[START Given records]
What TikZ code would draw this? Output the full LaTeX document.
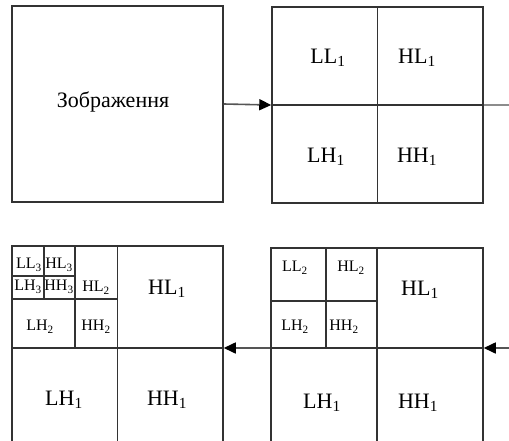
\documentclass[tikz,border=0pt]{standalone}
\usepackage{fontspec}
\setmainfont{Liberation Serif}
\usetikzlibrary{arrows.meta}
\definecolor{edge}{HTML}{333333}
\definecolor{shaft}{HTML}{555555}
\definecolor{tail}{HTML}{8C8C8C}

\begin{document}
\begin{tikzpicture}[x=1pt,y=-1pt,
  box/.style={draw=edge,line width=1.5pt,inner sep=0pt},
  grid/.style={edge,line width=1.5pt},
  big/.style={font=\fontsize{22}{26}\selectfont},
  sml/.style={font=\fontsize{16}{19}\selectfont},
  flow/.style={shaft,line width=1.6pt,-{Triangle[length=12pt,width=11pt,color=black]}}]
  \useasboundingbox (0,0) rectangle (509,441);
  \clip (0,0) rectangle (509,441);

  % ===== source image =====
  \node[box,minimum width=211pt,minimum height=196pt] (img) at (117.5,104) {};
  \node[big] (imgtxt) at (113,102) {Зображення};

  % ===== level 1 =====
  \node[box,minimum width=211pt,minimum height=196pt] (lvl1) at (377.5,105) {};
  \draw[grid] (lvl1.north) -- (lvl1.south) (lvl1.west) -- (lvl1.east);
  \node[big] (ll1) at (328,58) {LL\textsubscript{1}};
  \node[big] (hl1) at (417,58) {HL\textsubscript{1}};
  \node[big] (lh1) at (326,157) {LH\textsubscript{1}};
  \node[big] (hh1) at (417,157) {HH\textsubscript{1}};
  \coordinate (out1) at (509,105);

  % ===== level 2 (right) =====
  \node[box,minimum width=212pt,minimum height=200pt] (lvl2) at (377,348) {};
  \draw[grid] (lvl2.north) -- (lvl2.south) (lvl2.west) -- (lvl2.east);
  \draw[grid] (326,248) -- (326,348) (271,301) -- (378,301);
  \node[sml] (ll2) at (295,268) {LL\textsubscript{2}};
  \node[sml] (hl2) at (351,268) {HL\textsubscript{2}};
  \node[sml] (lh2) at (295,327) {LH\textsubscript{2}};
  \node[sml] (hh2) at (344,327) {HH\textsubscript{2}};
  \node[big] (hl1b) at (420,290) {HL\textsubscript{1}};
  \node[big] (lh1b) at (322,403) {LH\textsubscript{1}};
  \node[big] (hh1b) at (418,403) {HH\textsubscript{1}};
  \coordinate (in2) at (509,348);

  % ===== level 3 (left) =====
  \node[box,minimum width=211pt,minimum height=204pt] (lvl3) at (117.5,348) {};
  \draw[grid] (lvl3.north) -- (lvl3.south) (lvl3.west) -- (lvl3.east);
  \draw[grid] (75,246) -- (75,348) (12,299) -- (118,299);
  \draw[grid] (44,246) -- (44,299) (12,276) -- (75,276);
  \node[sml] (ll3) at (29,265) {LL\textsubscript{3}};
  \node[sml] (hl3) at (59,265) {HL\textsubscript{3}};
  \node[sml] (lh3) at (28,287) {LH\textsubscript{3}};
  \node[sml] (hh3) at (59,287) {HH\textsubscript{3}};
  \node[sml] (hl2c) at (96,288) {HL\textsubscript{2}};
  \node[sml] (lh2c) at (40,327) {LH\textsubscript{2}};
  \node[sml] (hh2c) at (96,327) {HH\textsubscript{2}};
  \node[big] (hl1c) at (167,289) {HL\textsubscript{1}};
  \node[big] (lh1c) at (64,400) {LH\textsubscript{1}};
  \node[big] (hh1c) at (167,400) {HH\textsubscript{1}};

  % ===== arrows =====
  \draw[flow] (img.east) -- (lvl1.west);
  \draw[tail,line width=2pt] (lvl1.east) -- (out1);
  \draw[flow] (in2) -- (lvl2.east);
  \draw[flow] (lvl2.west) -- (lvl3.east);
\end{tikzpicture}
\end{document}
[END Given records]
[START Given records]
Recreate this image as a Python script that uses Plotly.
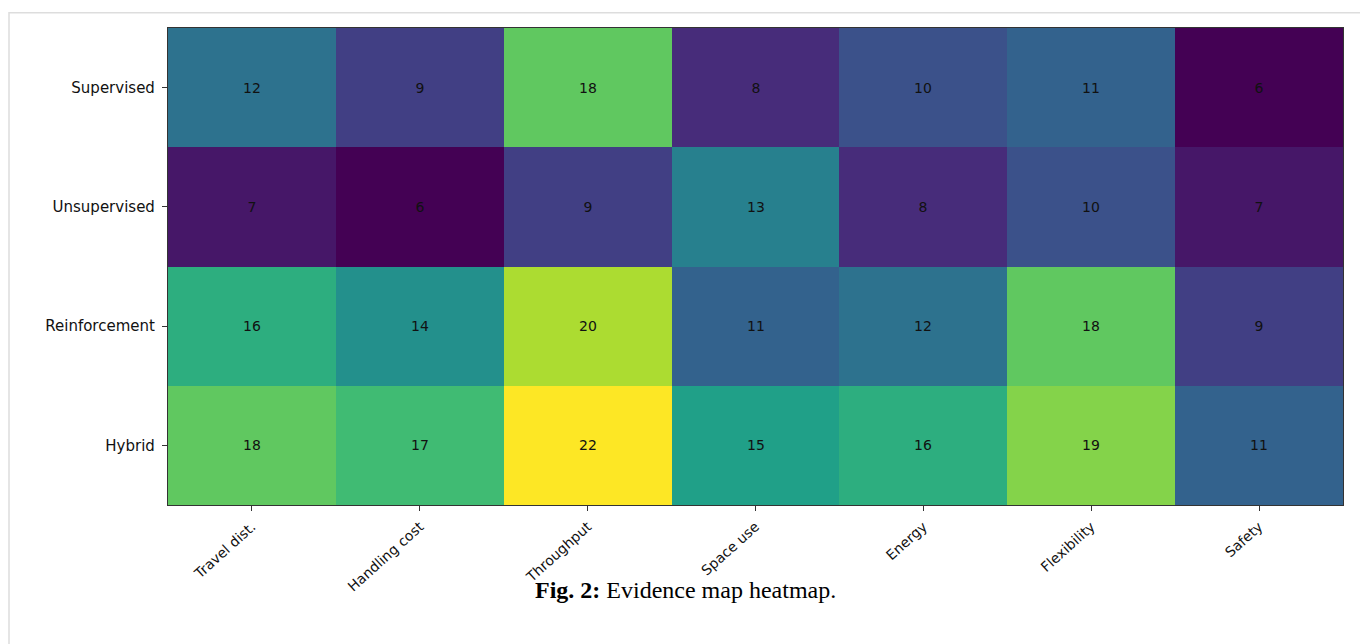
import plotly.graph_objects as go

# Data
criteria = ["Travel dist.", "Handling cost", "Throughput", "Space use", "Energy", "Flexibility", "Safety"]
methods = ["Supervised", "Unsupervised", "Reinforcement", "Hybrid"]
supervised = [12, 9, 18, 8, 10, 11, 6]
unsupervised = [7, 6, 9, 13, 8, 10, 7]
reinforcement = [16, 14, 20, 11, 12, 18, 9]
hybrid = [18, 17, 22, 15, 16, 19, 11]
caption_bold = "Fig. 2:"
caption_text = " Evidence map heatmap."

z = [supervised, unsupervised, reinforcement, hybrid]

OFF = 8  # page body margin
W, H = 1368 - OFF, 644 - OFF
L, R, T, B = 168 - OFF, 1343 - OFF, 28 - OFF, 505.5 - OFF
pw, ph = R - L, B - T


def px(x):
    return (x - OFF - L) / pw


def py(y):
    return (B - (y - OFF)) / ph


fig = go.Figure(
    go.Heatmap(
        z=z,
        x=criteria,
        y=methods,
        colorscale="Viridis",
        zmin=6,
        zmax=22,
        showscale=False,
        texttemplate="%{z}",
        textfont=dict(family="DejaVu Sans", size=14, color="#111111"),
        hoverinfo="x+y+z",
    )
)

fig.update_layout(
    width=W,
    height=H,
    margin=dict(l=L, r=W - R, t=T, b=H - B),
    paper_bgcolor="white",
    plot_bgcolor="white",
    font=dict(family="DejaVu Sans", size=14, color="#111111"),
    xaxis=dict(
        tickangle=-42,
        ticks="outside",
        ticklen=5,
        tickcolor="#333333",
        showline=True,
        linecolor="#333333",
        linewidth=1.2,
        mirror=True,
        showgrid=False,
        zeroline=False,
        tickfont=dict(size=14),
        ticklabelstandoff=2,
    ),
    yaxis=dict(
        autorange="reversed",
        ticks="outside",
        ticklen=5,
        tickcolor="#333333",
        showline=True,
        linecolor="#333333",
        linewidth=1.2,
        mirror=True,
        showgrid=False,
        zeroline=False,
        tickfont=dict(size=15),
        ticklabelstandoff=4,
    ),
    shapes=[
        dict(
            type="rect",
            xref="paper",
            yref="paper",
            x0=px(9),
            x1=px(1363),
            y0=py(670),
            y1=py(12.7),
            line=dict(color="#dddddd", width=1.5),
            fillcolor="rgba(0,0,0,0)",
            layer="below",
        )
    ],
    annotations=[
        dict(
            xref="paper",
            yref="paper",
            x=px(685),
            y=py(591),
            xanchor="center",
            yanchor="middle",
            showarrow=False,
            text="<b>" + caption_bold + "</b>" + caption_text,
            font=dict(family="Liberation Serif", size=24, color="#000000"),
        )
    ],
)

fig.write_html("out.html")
[END Given records]
### Task goal
Using the data above, set down each line from the line with "What TikZ code" to the line with "(out1) at (509,105);" exactly, both ends included, and leave the pictures behind. Nothing else belongs.

### Solution to this problem
What TikZ code would draw this? Output the full LaTeX document.
\documentclass[tikz,border=0pt]{standalone}
\usepackage{fontspec}
\setmainfont{Liberation Serif}
\usetikzlibrary{arrows.meta}
\definecolor{edge}{HTML}{333333}
\definecolor{shaft}{HTML}{555555}
\definecolor{tail}{HTML}{8C8C8C}

\begin{document}
\begin{tikzpicture}[x=1pt,y=-1pt,
  box/.style={draw=edge,line width=1.5pt,inner sep=0pt},
  grid/.style={edge,line width=1.5pt},
  big/.style={font=\fontsize{22}{26}\selectfont},
  sml/.style={font=\fontsize{16}{19}\selectfont},
  flow/.style={shaft,line width=1.6pt,-{Triangle[length=12pt,width=11pt,color=black]}}]
  \useasboundingbox (0,0) rectangle (509,441);
  \clip (0,0) rectangle (509,441);

  % ===== source image =====
  \node[box,minimum width=211pt,minimum height=196pt] (img) at (117.5,104) {};
  \node[big] (imgtxt) at (113,102) {Зображення};

  % ===== level 1 =====
  \node[box,minimum width=211pt,minimum height=196pt] (lvl1) at (377.5,105) {};
  \draw[grid] (lvl1.north) -- (lvl1.south) (lvl1.west) -- (lvl1.east);
  \node[big] (ll1) at (328,58) {LL\textsubscript{1}};
  \node[big] (hl1) at (417,58) {HL\textsubscript{1}};
  \node[big] (lh1) at (326,157) {LH\textsubscript{1}};
  \node[big] (hh1) at (417,157) {HH\textsubscript{1}};
  \coordinate (out1) at (509,105);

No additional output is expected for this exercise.